Shôbôgenzô Bendôwa de
maître Dôgen
1er chapitre du Shôbôgenzô, le "Trésor de l'Oeil du
Vrai Dharma".
Un sermon sur la poursuite de la vérité
Ben
signifie "faire un effort", "s'efforcer" ou
"poursuivre", dô signifie "la voie" et
par extension, "la vérité" et wa signifie "un sermon"
ou une "histoire". Maître Dôgen se servait habituellement du
mot bendô pour
indiquer la pratique de zazen, et Bendôwa signifie
donc
un discours ou sermon sur la poursuite de la vérité, ou à
propos de la pratique de zazen. Ce volume n'était pas
compris dans la première édition du Shôbôgenzô. Il fut
découvert à Kyôto à l'ère Kanbun (1661-1673), et ajouté
au Shôbôgenzô lorsque maitre Hangyô Kozen publia l'édition
en 95 volumes à l'ère Genroku (1688-1704).
[11] Lorsque les
bouddhas-tathâgatas, [1] ayant chacun reçu
la transmission de l'un à l'autre du splendide Dharma, font
l'expérience de l'état suprême de bodhi, [2] ils
possèdent une méthode subtile qui est suprême et sans intention. La
raison pour laquelle cette [méthode] n'est transmise que de bouddha
à bouddha, sans déviation, c'est que son
critère, c'est la
samâdhi de recevoir et de
se servir du soi [3]. Pour profiter de cette samâdhi, la
pratique de [za]zen, dans la posture assise redressée, a été établie
en tant que porte authentique.
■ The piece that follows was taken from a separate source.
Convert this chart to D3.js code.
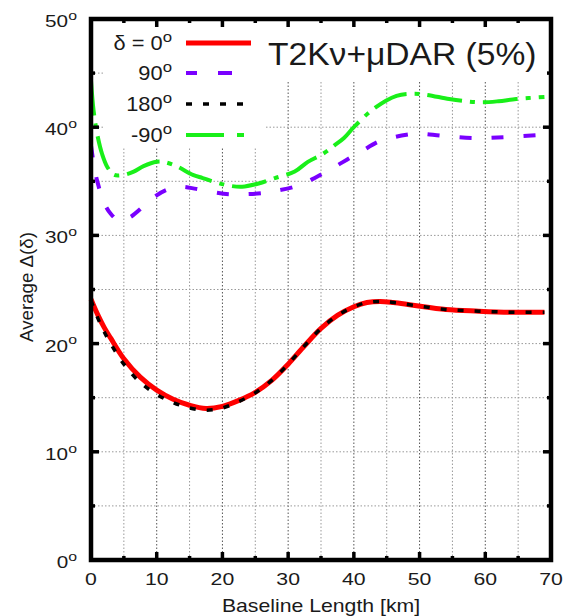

Ce Dharma [4] est présent
en abondance en tout être humain, mais si nous ne le pratiquons pas, il ne
se manifeste pas, et si nous n'en faisons pas l'expérience, il ne peut se
réaliser. Quand nous laissons filer, il a déjà rempli les mains; comment
pourrait-on le définir par un ou multiple? Quand nous parlons, il remplit
la bouche; il n'a pas de restriction dans aucune direction. Quand les
bouddhas demeurent et maintiennent constamment cet état, ils ne
laissent pas de reconnaissances et de perceptions dans les aspects séparés
[de la réalité]; et quand les êtres vivants fonctionnent éternellement
dans cet état, les aspects [de la réalité] ne leur apparaissent pas en
reconnaissances et perceptions séparées.
[5] L'effort de poursuite de
la vérité
[6] que
j'enseigne
maintenant rend réels par expérience les myriades de dharmas
[7]; il met en scène l'unité
de la réalité sur la piste de la libération
[8].
A ce moment où on enlève les barrières et où on devient libre, comment ce
paragraphe pourrait-il être pertinent?
[14]
Après
avoir
établi l'envie de rechercher le Dharma, j'ai visité de [bons]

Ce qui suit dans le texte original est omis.